DATASET CONTENT =>
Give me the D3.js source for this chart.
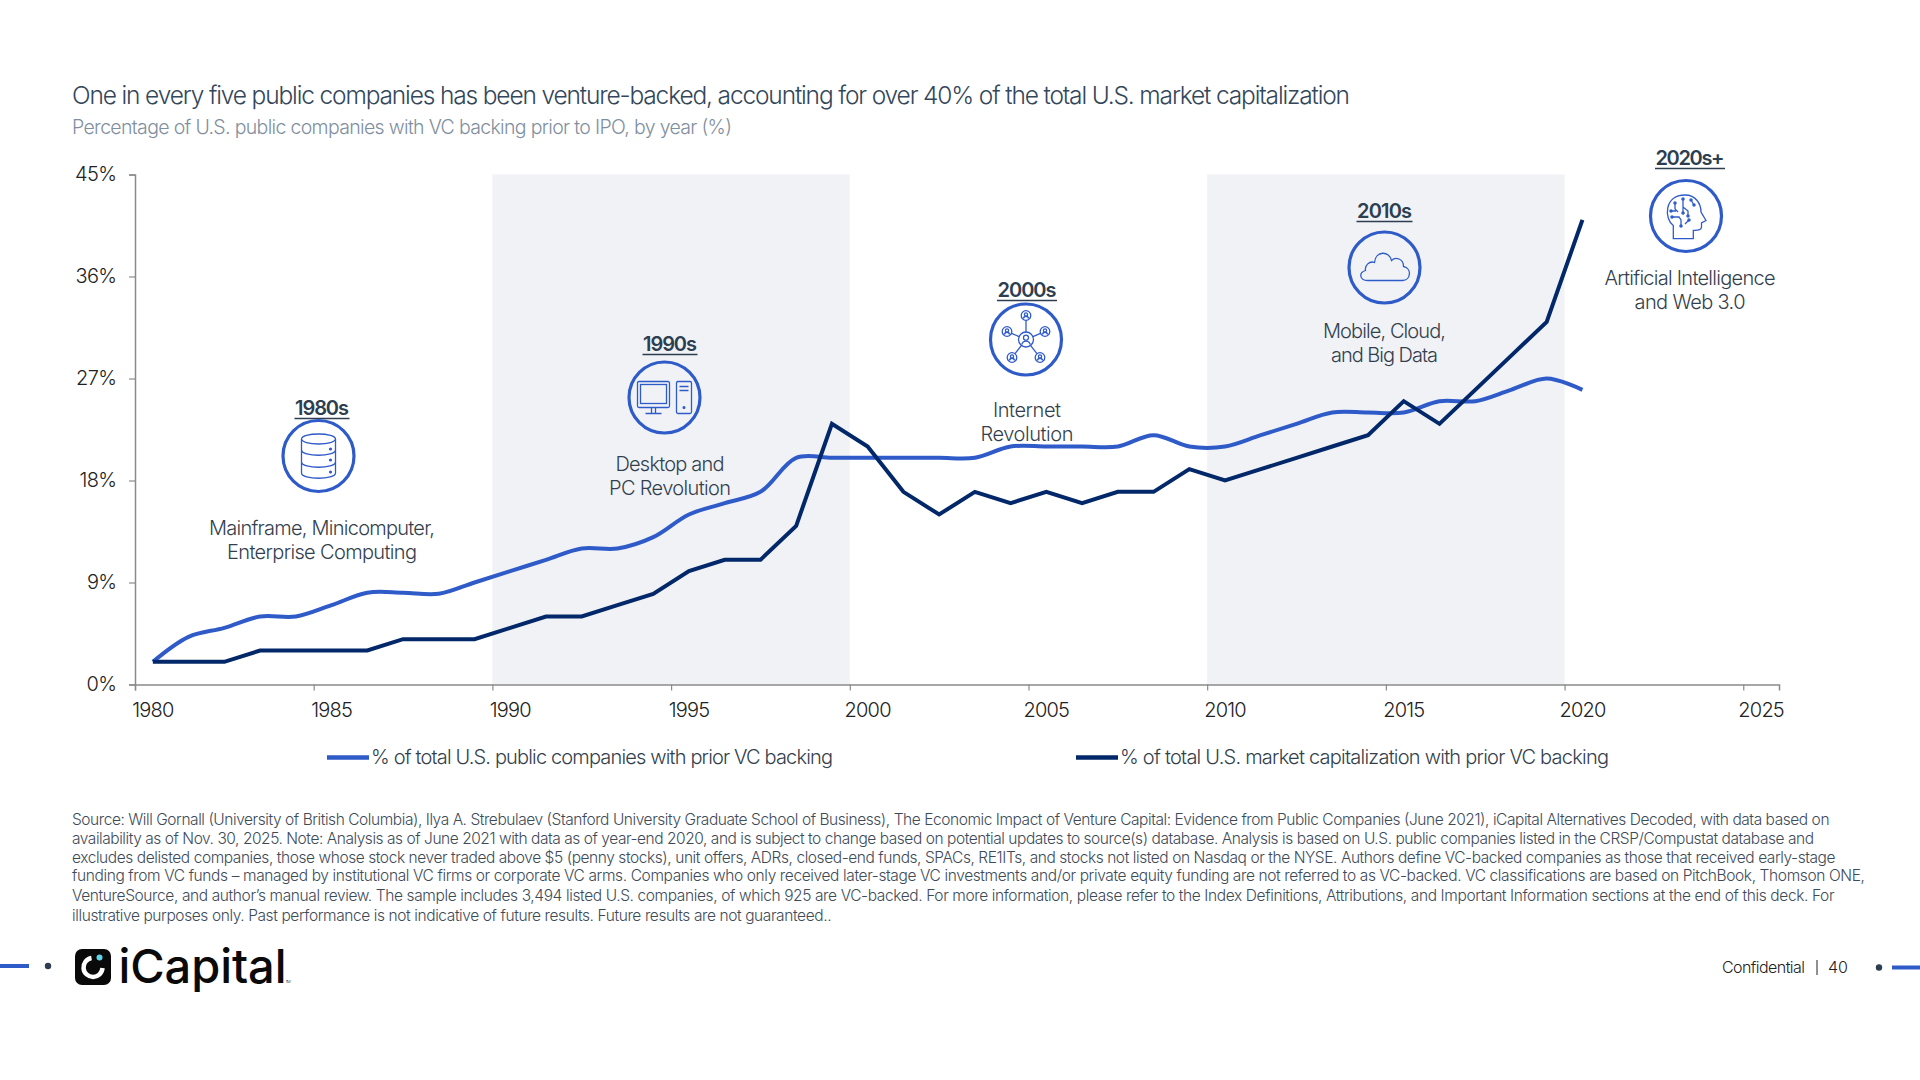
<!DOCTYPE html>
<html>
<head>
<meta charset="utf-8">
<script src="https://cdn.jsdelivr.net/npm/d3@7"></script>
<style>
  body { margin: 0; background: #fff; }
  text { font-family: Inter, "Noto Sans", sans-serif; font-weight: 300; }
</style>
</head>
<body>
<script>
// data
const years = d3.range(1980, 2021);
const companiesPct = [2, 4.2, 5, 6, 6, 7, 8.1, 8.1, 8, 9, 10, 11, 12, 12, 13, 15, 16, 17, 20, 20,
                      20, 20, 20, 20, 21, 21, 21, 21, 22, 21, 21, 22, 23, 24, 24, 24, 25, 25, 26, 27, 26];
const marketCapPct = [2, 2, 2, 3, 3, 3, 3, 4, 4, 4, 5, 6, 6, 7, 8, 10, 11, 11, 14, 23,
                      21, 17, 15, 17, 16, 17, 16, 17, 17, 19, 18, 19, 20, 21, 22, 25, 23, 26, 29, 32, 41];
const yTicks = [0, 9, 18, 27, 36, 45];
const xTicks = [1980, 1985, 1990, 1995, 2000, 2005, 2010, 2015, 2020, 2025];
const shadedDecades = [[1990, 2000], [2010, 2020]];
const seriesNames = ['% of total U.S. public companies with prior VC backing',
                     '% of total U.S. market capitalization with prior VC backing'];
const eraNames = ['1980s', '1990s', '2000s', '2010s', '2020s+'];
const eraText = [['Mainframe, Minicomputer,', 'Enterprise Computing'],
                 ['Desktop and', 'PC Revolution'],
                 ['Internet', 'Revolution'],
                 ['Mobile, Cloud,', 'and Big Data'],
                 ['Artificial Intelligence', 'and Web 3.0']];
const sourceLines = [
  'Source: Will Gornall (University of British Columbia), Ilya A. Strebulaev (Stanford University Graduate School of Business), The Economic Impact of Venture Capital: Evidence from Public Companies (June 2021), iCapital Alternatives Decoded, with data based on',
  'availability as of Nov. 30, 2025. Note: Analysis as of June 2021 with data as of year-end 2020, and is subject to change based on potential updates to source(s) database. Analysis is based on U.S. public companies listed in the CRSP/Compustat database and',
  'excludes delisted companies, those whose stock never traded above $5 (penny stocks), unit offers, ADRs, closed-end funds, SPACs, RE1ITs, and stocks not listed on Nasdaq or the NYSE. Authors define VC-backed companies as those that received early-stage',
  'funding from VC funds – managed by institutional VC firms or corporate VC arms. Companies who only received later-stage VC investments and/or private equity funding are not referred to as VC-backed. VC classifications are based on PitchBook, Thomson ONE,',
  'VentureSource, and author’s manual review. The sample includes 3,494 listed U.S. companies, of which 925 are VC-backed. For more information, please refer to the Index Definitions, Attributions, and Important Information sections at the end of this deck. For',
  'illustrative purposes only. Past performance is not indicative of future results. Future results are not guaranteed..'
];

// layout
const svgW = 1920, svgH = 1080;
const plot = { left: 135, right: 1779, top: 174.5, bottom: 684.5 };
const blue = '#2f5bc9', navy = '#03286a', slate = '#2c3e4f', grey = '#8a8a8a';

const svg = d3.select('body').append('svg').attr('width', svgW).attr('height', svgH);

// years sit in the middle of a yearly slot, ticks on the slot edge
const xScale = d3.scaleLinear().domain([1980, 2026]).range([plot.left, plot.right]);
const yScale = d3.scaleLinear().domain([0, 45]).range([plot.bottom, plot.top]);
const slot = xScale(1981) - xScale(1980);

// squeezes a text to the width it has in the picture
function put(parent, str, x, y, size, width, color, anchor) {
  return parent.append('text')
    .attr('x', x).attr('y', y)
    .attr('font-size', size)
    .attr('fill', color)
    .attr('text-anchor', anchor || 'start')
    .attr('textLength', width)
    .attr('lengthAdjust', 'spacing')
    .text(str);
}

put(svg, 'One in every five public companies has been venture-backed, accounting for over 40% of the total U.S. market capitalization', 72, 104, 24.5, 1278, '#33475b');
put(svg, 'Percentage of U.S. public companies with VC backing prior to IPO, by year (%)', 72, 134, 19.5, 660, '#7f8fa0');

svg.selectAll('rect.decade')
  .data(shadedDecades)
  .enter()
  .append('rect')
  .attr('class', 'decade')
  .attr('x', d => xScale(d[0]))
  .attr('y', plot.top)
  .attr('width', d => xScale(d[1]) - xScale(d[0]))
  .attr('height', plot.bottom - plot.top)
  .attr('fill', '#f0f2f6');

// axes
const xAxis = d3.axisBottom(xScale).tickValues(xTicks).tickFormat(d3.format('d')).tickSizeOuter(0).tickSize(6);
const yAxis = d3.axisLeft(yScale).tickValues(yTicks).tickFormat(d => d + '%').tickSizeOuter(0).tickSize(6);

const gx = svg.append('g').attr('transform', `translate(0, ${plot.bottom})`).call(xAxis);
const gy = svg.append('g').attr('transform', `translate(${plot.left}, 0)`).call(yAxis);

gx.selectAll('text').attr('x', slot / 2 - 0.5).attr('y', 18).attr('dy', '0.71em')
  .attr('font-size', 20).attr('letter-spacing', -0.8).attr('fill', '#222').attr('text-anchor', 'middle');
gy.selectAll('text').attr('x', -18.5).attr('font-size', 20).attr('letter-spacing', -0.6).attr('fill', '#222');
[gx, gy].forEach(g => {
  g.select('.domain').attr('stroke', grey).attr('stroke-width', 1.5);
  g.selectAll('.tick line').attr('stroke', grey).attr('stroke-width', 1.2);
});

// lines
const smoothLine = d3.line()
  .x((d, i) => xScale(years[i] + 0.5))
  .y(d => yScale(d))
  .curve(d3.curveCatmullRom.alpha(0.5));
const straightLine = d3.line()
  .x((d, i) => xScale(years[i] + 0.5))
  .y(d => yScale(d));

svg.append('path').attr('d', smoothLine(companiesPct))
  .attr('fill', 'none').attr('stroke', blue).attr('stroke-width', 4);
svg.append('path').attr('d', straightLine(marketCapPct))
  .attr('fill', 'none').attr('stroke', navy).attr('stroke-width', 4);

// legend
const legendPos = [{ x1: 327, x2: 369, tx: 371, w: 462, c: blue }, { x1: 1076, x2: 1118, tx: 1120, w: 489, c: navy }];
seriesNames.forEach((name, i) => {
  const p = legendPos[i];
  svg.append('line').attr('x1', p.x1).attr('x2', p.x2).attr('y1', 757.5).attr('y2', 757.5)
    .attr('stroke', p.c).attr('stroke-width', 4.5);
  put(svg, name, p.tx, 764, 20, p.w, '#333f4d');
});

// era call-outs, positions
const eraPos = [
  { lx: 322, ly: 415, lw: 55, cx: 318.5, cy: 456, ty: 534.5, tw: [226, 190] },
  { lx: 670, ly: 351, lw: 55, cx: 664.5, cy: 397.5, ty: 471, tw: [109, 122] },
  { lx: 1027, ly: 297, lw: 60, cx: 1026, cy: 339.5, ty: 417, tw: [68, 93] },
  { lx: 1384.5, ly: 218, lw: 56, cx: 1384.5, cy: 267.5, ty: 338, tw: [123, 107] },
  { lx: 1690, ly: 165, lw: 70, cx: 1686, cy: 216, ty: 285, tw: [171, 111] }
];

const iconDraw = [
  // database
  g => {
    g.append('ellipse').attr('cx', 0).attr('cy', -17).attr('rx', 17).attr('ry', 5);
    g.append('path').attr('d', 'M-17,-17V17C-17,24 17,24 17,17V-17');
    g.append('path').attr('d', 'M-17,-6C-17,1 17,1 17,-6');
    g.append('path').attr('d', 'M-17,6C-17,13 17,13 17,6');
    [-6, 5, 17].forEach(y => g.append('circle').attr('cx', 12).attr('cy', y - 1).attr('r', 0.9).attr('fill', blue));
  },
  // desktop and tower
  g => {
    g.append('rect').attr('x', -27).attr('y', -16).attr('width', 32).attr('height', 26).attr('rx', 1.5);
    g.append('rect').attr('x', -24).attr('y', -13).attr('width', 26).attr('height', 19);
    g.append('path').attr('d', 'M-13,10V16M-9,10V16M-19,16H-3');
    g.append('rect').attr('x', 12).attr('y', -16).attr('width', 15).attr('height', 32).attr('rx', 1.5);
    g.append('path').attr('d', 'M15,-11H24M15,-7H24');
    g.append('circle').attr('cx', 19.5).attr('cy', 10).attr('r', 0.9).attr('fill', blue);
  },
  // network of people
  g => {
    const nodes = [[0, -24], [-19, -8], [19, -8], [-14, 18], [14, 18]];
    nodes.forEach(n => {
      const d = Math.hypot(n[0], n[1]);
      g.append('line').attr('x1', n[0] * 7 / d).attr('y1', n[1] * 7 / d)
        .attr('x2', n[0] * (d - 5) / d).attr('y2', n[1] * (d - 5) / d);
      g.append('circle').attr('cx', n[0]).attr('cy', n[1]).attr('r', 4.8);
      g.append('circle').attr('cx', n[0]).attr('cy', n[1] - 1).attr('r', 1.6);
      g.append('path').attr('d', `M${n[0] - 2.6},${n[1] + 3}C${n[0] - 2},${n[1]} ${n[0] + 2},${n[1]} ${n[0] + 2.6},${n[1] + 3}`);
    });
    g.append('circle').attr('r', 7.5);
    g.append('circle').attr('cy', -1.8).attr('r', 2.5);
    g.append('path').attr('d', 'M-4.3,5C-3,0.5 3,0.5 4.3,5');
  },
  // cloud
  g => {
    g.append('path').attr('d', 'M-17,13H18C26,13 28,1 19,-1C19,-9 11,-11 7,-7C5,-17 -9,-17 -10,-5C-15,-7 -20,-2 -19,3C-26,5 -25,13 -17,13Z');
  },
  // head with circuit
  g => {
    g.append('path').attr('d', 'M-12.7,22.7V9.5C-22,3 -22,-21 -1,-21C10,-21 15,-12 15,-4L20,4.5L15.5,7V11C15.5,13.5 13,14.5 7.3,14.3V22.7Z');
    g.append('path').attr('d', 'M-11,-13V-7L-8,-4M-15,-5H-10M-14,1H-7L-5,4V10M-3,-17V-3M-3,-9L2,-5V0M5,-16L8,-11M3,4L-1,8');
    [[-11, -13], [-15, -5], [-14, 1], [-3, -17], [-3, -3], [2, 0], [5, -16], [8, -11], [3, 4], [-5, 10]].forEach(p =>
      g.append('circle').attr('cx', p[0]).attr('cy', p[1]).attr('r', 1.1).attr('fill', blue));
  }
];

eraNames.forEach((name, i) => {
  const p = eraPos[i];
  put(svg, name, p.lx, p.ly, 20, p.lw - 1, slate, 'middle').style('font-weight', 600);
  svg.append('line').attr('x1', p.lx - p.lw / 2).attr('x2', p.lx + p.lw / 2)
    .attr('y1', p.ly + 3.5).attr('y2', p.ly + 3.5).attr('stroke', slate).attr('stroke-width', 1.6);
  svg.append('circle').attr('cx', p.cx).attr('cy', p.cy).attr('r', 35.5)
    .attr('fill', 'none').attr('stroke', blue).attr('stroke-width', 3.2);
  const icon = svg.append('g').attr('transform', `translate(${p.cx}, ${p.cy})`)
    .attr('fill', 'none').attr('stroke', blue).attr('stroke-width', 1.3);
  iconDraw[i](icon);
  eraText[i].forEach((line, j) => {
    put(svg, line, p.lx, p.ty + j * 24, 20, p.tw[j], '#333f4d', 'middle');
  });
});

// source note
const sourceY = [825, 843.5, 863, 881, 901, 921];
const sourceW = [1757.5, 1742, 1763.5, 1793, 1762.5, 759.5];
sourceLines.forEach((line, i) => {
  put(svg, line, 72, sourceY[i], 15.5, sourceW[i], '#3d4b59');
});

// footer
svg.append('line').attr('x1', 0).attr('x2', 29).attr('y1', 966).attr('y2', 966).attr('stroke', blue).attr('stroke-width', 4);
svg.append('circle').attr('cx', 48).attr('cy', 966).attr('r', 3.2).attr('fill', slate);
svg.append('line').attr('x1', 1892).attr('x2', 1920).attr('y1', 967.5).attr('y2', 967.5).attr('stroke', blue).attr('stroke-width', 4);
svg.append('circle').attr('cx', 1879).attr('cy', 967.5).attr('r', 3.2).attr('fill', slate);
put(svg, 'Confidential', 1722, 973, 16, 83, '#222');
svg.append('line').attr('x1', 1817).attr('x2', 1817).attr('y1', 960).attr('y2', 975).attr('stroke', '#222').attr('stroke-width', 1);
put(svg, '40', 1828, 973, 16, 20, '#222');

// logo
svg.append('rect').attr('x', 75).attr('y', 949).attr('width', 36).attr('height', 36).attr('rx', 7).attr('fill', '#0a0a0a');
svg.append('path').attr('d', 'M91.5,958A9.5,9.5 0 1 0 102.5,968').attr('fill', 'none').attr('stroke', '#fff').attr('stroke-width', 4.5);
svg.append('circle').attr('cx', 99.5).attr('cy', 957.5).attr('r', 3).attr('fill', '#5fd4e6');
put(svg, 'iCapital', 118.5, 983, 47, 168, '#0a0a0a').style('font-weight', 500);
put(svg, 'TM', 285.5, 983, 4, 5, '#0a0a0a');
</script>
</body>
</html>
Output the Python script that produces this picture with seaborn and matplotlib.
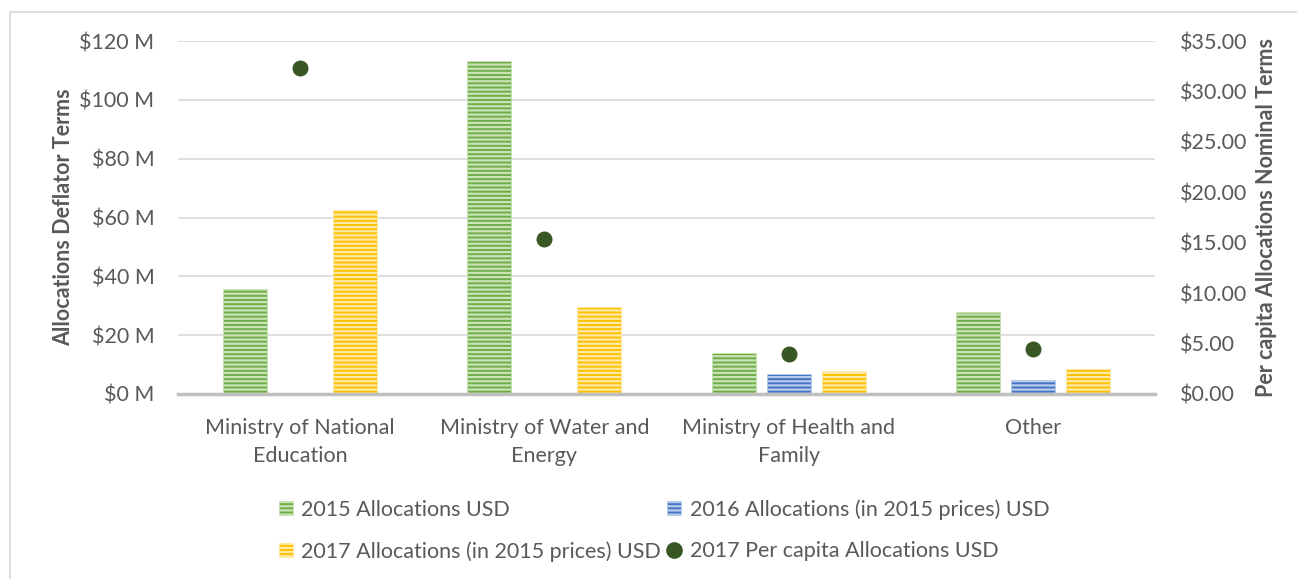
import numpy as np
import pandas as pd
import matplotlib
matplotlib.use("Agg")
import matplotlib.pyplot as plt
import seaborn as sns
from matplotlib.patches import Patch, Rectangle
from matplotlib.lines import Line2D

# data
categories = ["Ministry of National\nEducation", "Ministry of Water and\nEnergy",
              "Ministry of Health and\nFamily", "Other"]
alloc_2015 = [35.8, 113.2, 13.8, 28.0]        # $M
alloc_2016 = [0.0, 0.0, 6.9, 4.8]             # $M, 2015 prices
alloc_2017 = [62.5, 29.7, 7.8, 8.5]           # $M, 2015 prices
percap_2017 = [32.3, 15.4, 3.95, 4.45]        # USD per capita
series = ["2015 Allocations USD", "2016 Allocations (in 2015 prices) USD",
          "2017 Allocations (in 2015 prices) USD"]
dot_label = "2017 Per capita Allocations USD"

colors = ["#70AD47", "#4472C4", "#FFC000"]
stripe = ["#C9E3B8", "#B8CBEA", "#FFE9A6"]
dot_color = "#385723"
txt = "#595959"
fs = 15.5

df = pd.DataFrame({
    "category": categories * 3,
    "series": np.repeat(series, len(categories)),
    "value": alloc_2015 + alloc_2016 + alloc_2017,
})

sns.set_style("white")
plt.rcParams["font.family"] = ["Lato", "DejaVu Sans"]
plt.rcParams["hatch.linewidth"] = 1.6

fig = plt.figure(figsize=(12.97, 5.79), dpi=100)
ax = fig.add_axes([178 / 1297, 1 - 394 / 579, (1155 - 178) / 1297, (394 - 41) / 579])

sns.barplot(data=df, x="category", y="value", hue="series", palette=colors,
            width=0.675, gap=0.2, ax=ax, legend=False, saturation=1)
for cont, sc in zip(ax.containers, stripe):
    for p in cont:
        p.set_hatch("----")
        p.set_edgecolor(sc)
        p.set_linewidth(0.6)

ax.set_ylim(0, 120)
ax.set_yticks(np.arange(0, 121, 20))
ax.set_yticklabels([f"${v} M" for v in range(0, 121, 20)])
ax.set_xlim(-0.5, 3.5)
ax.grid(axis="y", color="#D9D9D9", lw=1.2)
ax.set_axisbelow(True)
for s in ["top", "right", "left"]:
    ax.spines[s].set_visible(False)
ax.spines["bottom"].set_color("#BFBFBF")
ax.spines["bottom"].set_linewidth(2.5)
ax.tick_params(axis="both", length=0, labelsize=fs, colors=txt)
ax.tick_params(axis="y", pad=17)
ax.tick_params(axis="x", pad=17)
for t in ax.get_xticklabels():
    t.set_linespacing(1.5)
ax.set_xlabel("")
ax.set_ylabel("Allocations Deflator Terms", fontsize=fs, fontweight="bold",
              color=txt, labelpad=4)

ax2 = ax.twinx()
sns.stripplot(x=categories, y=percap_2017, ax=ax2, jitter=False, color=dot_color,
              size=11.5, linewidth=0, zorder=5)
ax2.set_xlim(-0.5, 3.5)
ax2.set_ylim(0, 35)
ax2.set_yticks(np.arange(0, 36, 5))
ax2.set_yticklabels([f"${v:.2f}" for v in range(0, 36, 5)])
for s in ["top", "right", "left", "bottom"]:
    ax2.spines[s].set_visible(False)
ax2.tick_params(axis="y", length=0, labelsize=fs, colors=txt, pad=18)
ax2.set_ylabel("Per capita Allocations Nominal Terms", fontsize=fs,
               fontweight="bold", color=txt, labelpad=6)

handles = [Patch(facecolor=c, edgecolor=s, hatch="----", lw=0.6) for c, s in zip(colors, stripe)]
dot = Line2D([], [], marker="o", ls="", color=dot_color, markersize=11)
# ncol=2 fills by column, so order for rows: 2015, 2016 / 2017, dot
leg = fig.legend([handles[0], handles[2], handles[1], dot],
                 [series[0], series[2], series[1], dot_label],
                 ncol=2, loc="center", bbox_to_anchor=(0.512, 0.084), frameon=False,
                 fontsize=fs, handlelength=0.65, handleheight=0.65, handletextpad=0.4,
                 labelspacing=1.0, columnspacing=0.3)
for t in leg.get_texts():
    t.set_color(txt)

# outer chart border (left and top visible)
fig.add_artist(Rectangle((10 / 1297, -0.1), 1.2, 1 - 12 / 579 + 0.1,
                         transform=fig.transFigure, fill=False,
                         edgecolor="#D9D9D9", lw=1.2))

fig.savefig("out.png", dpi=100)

TASK DESCRIPTION => Can you give again only the lines between the one containing "Output the Python" and the one containing "ax = fig.add_axes([178", counting both, exactly as they appear and without any pictures?

FULL RESPONSE =>
Output the Python script that produces this picture with seaborn and matplotlib.
import numpy as np
import pandas as pd
import matplotlib
matplotlib.use("Agg")
import matplotlib.pyplot as plt
import seaborn as sns
from matplotlib.patches import Patch, Rectangle
from matplotlib.lines import Line2D

# data
categories = ["Ministry of National\nEducation", "Ministry of Water and\nEnergy",
              "Ministry of Health and\nFamily", "Other"]
alloc_2015 = [35.8, 113.2, 13.8, 28.0]        # $M
alloc_2016 = [0.0, 0.0, 6.9, 4.8]             # $M, 2015 prices
alloc_2017 = [62.5, 29.7, 7.8, 8.5]           # $M, 2015 prices
percap_2017 = [32.3, 15.4, 3.95, 4.45]        # USD per capita
series = ["2015 Allocations USD", "2016 Allocations (in 2015 prices) USD",
          "2017 Allocations (in 2015 prices) USD"]
dot_label = "2017 Per capita Allocations USD"

colors = ["#70AD47", "#4472C4", "#FFC000"]
stripe = ["#C9E3B8", "#B8CBEA", "#FFE9A6"]
dot_color = "#385723"
txt = "#595959"
fs = 15.5

df = pd.DataFrame({
    "category": categories * 3,
    "series": np.repeat(series, len(categories)),
    "value": alloc_2015 + alloc_2016 + alloc_2017,
})

sns.set_style("white")
plt.rcParams["font.family"] = ["Lato", "DejaVu Sans"]
plt.rcParams["hatch.linewidth"] = 1.6

fig = plt.figure(figsize=(12.97, 5.79), dpi=100)
ax = fig.add_axes([178 / 1297, 1 - 394 / 579, (1155 - 178) / 1297, (394 - 41) / 579])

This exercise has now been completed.